## Given request
Quote the whole listing word for word. Do not include the pictures.

## Given information
________________________

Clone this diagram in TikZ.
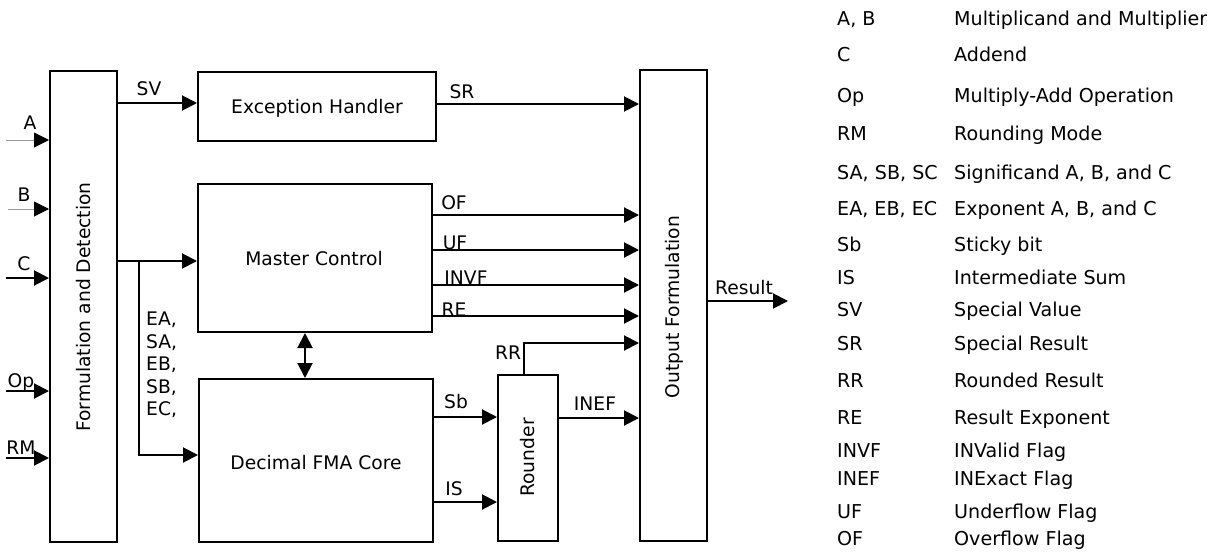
\documentclass[tikz,border=0pt]{standalone}
\usepackage{fontspec}
\setmainfont{DejaVu Sans}
\usetikzlibrary{arrows.meta,calc}
\begin{document}
\begin{tikzpicture}[x=1pt,y=-1pt,
  font=\fontsize{18.7}{22}\selectfont,
  blk/.style={draw=black,line width=2pt,inner sep=0pt,minimum width=#1},
  arr/.style={line width=2pt,-{Triangle[length=15pt,width=15pt,black]}},
  thinarr/.style={line width=1pt,draw=gray!80,-{Triangle[length=15pt,width=15pt,black]}},
  lbl/.style={inner sep=0pt},
  leg/.style={anchor=base west,inner sep=0pt,font=\fontsize{19.1}{22}\selectfont}]
\useasboundingbox (0,0) rectangle (1207,552);
% blocks
\node[blk=67pt,minimum height=471pt] (fd) at (83.5,306.5) {};
\node[rotate=90,lbl] (fdt) at (84,307) {Formulation and Detection};
\node[blk=238pt,minimum height=69pt] (eh) at (317,106.5) {};
\node[lbl] (eht) at (317,108) {Exception Handler};
\node[blk=234pt,minimum height=148pt] (mc) at (315,258) {};
\node[lbl] (mct) at (314,259) {Master Control};
\node[blk=234pt,minimum height=163pt] (core) at (316,460.5) {};
\node[lbl] (coret) at (316,463) {Decimal FMA Core};
\node[blk=60pt,minimum height=166pt] (rd) at (528,458) {};
\node[rotate=90,lbl] (rdt) at (528,457.5) {Rounder};
\node[blk=67pt,minimum height=471pt] (of) at (673.5,305.5) {};
\node[rotate=90,lbl] (oft) at (674,307) {Output Formulation};
% free ends
\coordinate (inA) at (6,140);
\coordinate (inB) at (8,209);
\coordinate (inC) at (6,278);
\coordinate (inOp) at (6,391);
\coordinate (inRM) at (6,458);
\coordinate (res) at (788,301);
\coordinate (br) at (139,261);
\coordinate (rrc) at (524,343);
% inputs
\draw[thinarr] (inA) -- (fd.west |- inA);
\draw[thinarr] (inB) -- (fd.west |- inB);
\draw[arr] (inC) -- (fd.west |- inC);
\draw[arr] (inOp) -- (fd.west |- inOp);
\draw[arr] (inRM) -- (fd.west |- inRM);
\node[lbl] (lA) at (30,123) {A};
\node[lbl] (lB) at (24,195) {B};
\node[lbl] (lC) at (24,264) {C};
\node[lbl] (lOp) at (21,382) {Op};
\node[lbl] (lRM) at (21,448) {RM};
% connections
\draw[arr] (fd.east |- 0,103) -- (eh.west |- 0,103);
\node[lbl] (lSV) at (149,89) {SV};
\draw[arr] (eh.east |- 0,104) -- (of.west |- 0,104);
\node[lbl] (lSR) at (462,92) {SR};
\draw[arr] (fd.east |- br) -- (mc.west |- br);
\draw[arr] (br) -- (br |- 0,455) -- (core.west |- 0,455);
\node[lbl,anchor=north west,align=left,font=\fontsize{18.7}{22.5}\selectfont] (lEA) at (146,312) {EA,\\SA,\\EB,\\SB,\\EC,};
\draw[line width=2pt,{Triangle[length=15pt,width=15pt]}-{Triangle[length=15pt,width=15pt]}] (mc.south -| 305,0) -- (core.north -| 305,0);
\draw[arr] (mc.east |- 0,215) -- (of.west |- 0,215);
\node[lbl] (lOF) at (454,203) {OF};
\draw[arr] ([xshift=-2pt]mc.east |- 0,250) -- (of.west |- 0,250);
\node[lbl] (lUF) at (455,243) {UF};
\draw[arr] ([xshift=-2pt]mc.east |- 0,285) -- (of.west |- 0,285);
\node[lbl] (lINVF) at (466,278) {INVF};
\draw[arr] ([xshift=-2pt]mc.east |- 0,316) -- (of.west |- 0,316);
\node[lbl] (lRE) at (454,310) {RE};
\draw[arr] (rd.north -| rrc) -- (rrc) -- (of.west |- rrc);
\node[lbl] (lRR) at (508,353) {RR};
\draw[arr] (core.east |- 0,417) -- (rd.west |- 0,417);
\node[lbl] (lSb) at (456,402) {Sb};
\draw[arr] (core.east |- 0,502) -- (rd.west |- 0,502);
\node[lbl] (lIS) at (454,489) {IS};
\draw[arr] (rd.east |- 0,418) -- (of.west |- 0,418);
\node[lbl] (lINEF) at (595,404) {INEF};
\draw[arr] (of.east |- res) -- (res);
\node[lbl] (lRes) at (744,288) {Result};
% legend
\foreach \k/\a/\b/\y in {1/{A, B}/{Multiplicand and Multiplier}/18,
  2/C/Addend/54,
  3/Op/{Multiply-Add Operation}/95,
  4/RM/{Rounding Mode}/133,
  5/{SA, SB, SC}/{Significand A, B, and C}/172,
  6/{EA, EB, EC}/{Exponent A, B, and C}/208,
  7/Sb/{Sticky bit}/244,
  8/IS/{Intermediate Sum}/277,
  9/SV/{Special Value}/309,
  10/SR/{Special Result}/343,
  11/RR/{Rounded Result}/380,
  12/RE/{Result Exponent}/417,
  13/INVF/{INValid Flag}/450,
  14/INEF/{INExact Flag}/478,
  15/UF/{Underflow Flag}/511,
  16/OF/{Overflow Flag}/538}{
  \node[leg] (key\k) at (837,\y+7) {\a};
  \node[leg] (def\k) at (954,\y+7) {\b};
}
\end{tikzpicture}
\end{document}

________________________

## Finished exercise
Clone this diagram in TikZ.
\documentclass[tikz,border=0pt]{standalone}
\usepackage{fontspec}
\setmainfont{DejaVu Sans}
\usetikzlibrary{arrows.meta,calc}
\begin{document}
\begin{tikzpicture}[x=1pt,y=-1pt,
  font=\fontsize{18.7}{22}\selectfont,
  blk/.style={draw=black,line width=2pt,inner sep=0pt,minimum width=#1},
  arr/.style={line width=2pt,-{Triangle[length=15pt,width=15pt,black]}},
  thinarr/.style={line width=1pt,draw=gray!80,-{Triangle[length=15pt,width=15pt,black]}},
  lbl/.style={inner sep=0pt},
  leg/.style={anchor=base west,inner sep=0pt,font=\fontsize{19.1}{22}\selectfont}]
\useasboundingbox (0,0) rectangle (1207,552);
% blocks
\node[blk=67pt,minimum height=471pt] (fd) at (83.5,306.5) {};
\node[rotate=90,lbl] (fdt) at (84,307) {Formulation and Detection};
\node[blk=238pt,minimum height=69pt] (eh) at (317,106.5) {};
\node[lbl] (eht) at (317,108) {Exception Handler};
\node[blk=234pt,minimum height=148pt] (mc) at (315,258) {};
\node[lbl] (mct) at (314,259) {Master Control};
\node[blk=234pt,minimum height=163pt] (core) at (316,460.5) {};
\node[lbl] (coret) at (316,463) {Decimal FMA Core};
\node[blk=60pt,minimum height=166pt] (rd) at (528,458) {};
\node[rotate=90,lbl] (rdt) at (528,457.5) {Rounder};
\node[blk=67pt,minimum height=471pt] (of) at (673.5,305.5) {};
\node[rotate=90,lbl] (oft) at (674,307) {Output Formulation};
% free ends
\coordinate (inA) at (6,140);
\coordinate (inB) at (8,209);
\coordinate (inC) at (6,278);
\coordinate (inOp) at (6,391);
\coordinate (inRM) at (6,458);
\coordinate (res) at (788,301);
\coordinate (br) at (139,261);
\coordinate (rrc) at (524,343);
% inputs
\draw[thinarr] (inA) -- (fd.west |- inA);
\draw[thinarr] (inB) -- (fd.west |- inB);
\draw[arr] (inC) -- (fd.west |- inC);
\draw[arr] (inOp) -- (fd.west |- inOp);
\draw[arr] (inRM) -- (fd.west |- inRM);
\node[lbl] (lA) at (30,123) {A};
\node[lbl] (lB) at (24,195) {B};
\node[lbl] (lC) at (24,264) {C};
\node[lbl] (lOp) at (21,382) {Op};
\node[lbl] (lRM) at (21,448) {RM};
% connections
\draw[arr] (fd.east |- 0,103) -- (eh.west |- 0,103);
\node[lbl] (lSV) at (149,89) {SV};
\draw[arr] (eh.east |- 0,104) -- (of.west |- 0,104);
\node[lbl] (lSR) at (462,92) {SR};
\draw[arr] (fd.east |- br) -- (mc.west |- br);
\draw[arr] (br) -- (br |- 0,455) -- (core.west |- 0,455);
\node[lbl,anchor=north west,align=left,font=\fontsize{18.7}{22.5}\selectfont] (lEA) at (146,312) {EA,\\SA,\\EB,\\SB,\\EC,};
\draw[line width=2pt,{Triangle[length=15pt,width=15pt]}-{Triangle[length=15pt,width=15pt]}] (mc.south -| 305,0) -- (core.north -| 305,0);
\draw[arr] (mc.east |- 0,215) -- (of.west |- 0,215);
\node[lbl] (lOF) at (454,203) {OF};
\draw[arr] ([xshift=-2pt]mc.east |- 0,250) -- (of.west |- 0,250);
\node[lbl] (lUF) at (455,243) {UF};
\draw[arr] ([xshift=-2pt]mc.east |- 0,285) -- (of.west |- 0,285);
\node[lbl] (lINVF) at (466,278) {INVF};
\draw[arr] ([xshift=-2pt]mc.east |- 0,316) -- (of.west |- 0,316);
\node[lbl] (lRE) at (454,310) {RE};
\draw[arr] (rd.north -| rrc) -- (rrc) -- (of.west |- rrc);
\node[lbl] (lRR) at (508,353) {RR};
\draw[arr] (core.east |- 0,417) -- (rd.west |- 0,417);
\node[lbl] (lSb) at (456,402) {Sb};
\draw[arr] (core.east |- 0,502) -- (rd.west |- 0,502);
\node[lbl] (lIS) at (454,489) {IS};
\draw[arr] (rd.east |- 0,418) -- (of.west |- 0,418);
\node[lbl] (lINEF) at (595,404) {INEF};
\draw[arr] (of.east |- res) -- (res);
\node[lbl] (lRes) at (744,288) {Result};
% legend
\foreach \k/\a/\b/\y in {1/{A, B}/{Multiplicand and Multiplier}/18,
  2/C/Addend/54,
  3/Op/{Multiply-Add Operation}/95,
  4/RM/{Rounding Mode}/133,
  5/{SA, SB, SC}/{Significand A, B, and C}/172,
  6/{EA, EB, EC}/{Exponent A, B, and C}/208,
  7/Sb/{Sticky bit}/244,
  8/IS/{Intermediate Sum}/277,
  9/SV/{Special Value}/309,
  10/SR/{Special Result}/343,
  11/RR/{Rounded Result}/380,
  12/RE/{Result Exponent}/417,
  13/INVF/{INValid Flag}/450,
  14/INEF/{INExact Flag}/478,
  15/UF/{Underflow Flag}/511,
  16/OF/{Overflow Flag}/538}{
  \node[leg] (key\k) at (837,\y+7) {\a};
  \node[leg] (def\k) at (954,\y+7) {\b};
}
\end{tikzpicture}
\end{document}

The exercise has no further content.